When asked to compare her chosen sport with other activities, Charlotte chose ballet and golf.
"With jumps it's about grace and balance, like ballet. You have to make it look as effortless as possible; there's power, but it's more about your ability to make something look easy," she said. "And in golf, anyone can take a club and whack a ball, but it won't go far unless your technique is good."
It can be scary, but she loves it.
"Jumping is great while you're doing it," she said. "It's something you do, your entire life for a long time. And flying is pretty cool too - you can't do that with any other sport."

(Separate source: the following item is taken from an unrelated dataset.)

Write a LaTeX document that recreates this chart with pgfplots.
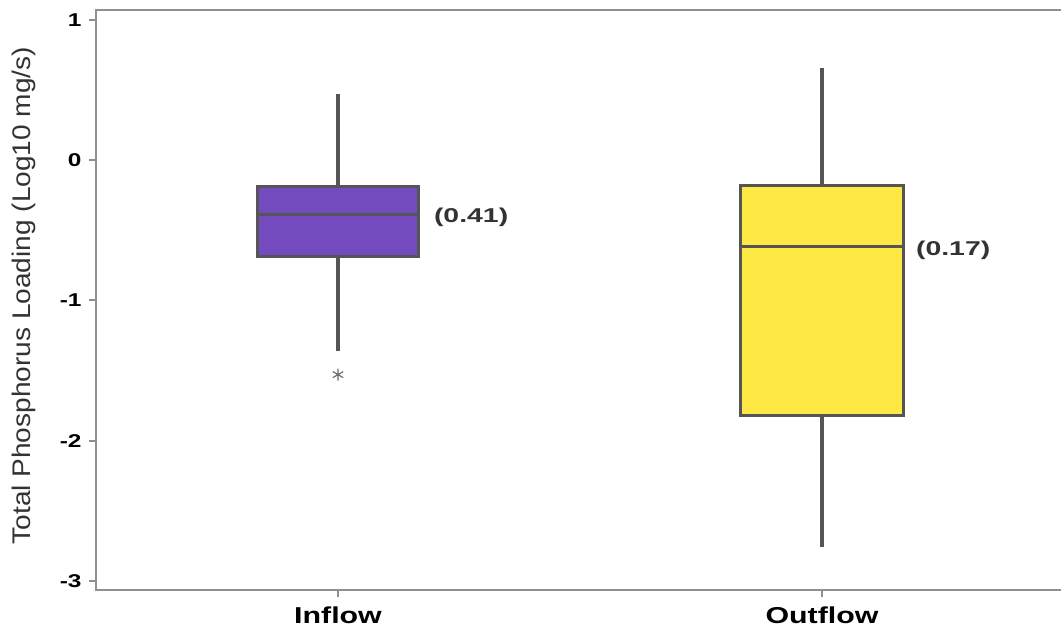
\documentclass[border=0pt]{standalone}
\usepackage{fontspec}
\setmainfont{Liberation Sans}
\newfontfamily\widefont[FakeStretch=1.32]{Liberation Sans}
\newfontfamily\annotfont[FakeStretch=1.42]{Liberation Sans}
\newfontfamily\titlefont[FakeStretch=1.1]{Liberation Sans}
\usepackage{pgfplots}
\usepgfplotslibrary{statistics}
\pgfplotsset{compat=1.18}

\definecolor{axisgray}{HTML}{8F8F8F}
\definecolor{boxline}{HTML}{555555}
\definecolor{inflowfill}{HTML}{734BBE}
\definecolor{outflowfill}{HTML}{FEE944}
\definecolor{labeltext}{HTML}{333333}

\pgfplotsset{
  boxstyle/.style={mark=none, draw=boxline, line width=2.8pt},
  stroke/.style={draw=boxline, line width=3.2pt, mark=none, forget plot},
}

\begin{document}
\begin{tikzpicture}
\begin{axis}[
  name=ax,
  scale only axis,
  width=968pt, height=580pt,
  xmin=0.5, xmax=2.5,
  ymin=-3.064, ymax=1.07,
  axis line style={draw=none},
  xtick={1,2}, xticklabels={Inflow,Outflow},
  ytick={-3,-2,-1,0,1},
  xtick pos=lower, ytick pos=left,
  tick align=outside,
  major tick length=7pt,
  tick style={draw=axisgray, line width=2pt},
  /pgf/number format/assume math mode=true,
  y tick label style={font=\fontsize{18.5}{20}\selectfont\widefont\bfseries, text=black, xshift=-4pt},
  x tick label style={font=\fontsize{23}{25}\selectfont\widefont\bfseries, text=black, yshift=-6pt},
  boxplot/draw direction=y,
  boxplot/whisker extend=0,
  clip=false,
]
% frame: left, bottom and top edges
\draw[axisgray, line width=2.8pt, line join=miter]
  (rel axis cs:1.02,1) -- (rel axis cs:0,1) -- (rel axis cs:0,0) -- (rel axis cs:1.02,0);

% Inflow
\addplot+[boxstyle, fill=inflowfill,
  boxplot prepared={
    draw position=1, box extend=0.333,
    lower whisker=-1.363, lower quartile=-0.686,
    median=-0.387,
    upper quartile=-0.187, upper whisker=0.474}]
  coordinates {};
\addplot[stroke] coordinates {(1,-1.363) (1,-0.686)};
\addplot[stroke] coordinates {(1,-0.187) (1,0.474)};
\addplot[stroke] coordinates {(0.8335,-0.387) (1.1665,-0.387)};

% Outflow
\addplot+[boxstyle, fill=outflowfill,
  boxplot prepared={
    draw position=2, box extend=0.337,
    lower whisker=-2.760, lower quartile=-1.822,
    median=-0.618,
    upper quartile=-0.179, upper whisker=0.657}]
  coordinates {};
\addplot[stroke] coordinates {(2,-2.760) (2,-1.822)};
\addplot[stroke] coordinates {(2,-0.179) (2,0.657)};
\addplot[stroke] coordinates {(1.8315,-0.618) (2.1685,-0.618)};

% Inflow outlier
\addplot[only marks, mark=asterisk, mark size=6pt, draw=boxline!85, mark options={line width=1.2pt}]
  coordinates {(1,-1.529)};

% Value labels beside the medians
\node[anchor=west, inner sep=0pt, yshift=-3pt, text=labeltext,
      font=\fontsize{20}{22}\selectfont\annotfont\bfseries] at (axis cs:1.198,-0.387) {(0.41)};
\node[anchor=west, inner sep=0pt, yshift=-4pt, text=labeltext,
      font=\fontsize{20}{22}\selectfont\annotfont\bfseries] at (axis cs:2.194,-0.618) {(0.17)};

% Axis title
\node[rotate=90, anchor=center, text=labeltext, font=\fontsize{25.5}{27}\selectfont\titlefont]
  at (axis cs:0.3512,-0.966) {Total Phosphorus Loading (Log10 mg/s)};
\end{axis}
\pgfresetboundingbox
\path[use as bounding box] ([shift={(-96pt,-40pt)}]ax.south west) rectangle ([shift={(-3pt,10pt)}]ax.north east);
\end{tikzpicture}
\end{document}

Charlotte is going to be doing distance learning for now as she trains more intensely for her World competition. The next U.S. Cup meet is in Eau Claire, Wisconsin, a ski hill she is very familiar with. She doesn't intend to rest on her laurels. "I'd like to win that one," she said.
Although Charlotte and Aidan Ripp have outgrown the jumps at Pine Valley, there are plenty of younger local ski jumpers learning the ropes. This weekend the Cloquet Ski Club will hold its Invitational meet, with the jumping competition starting at noon Saturday, followed by the Nordic combined cross country ski races. Spectators are welcome.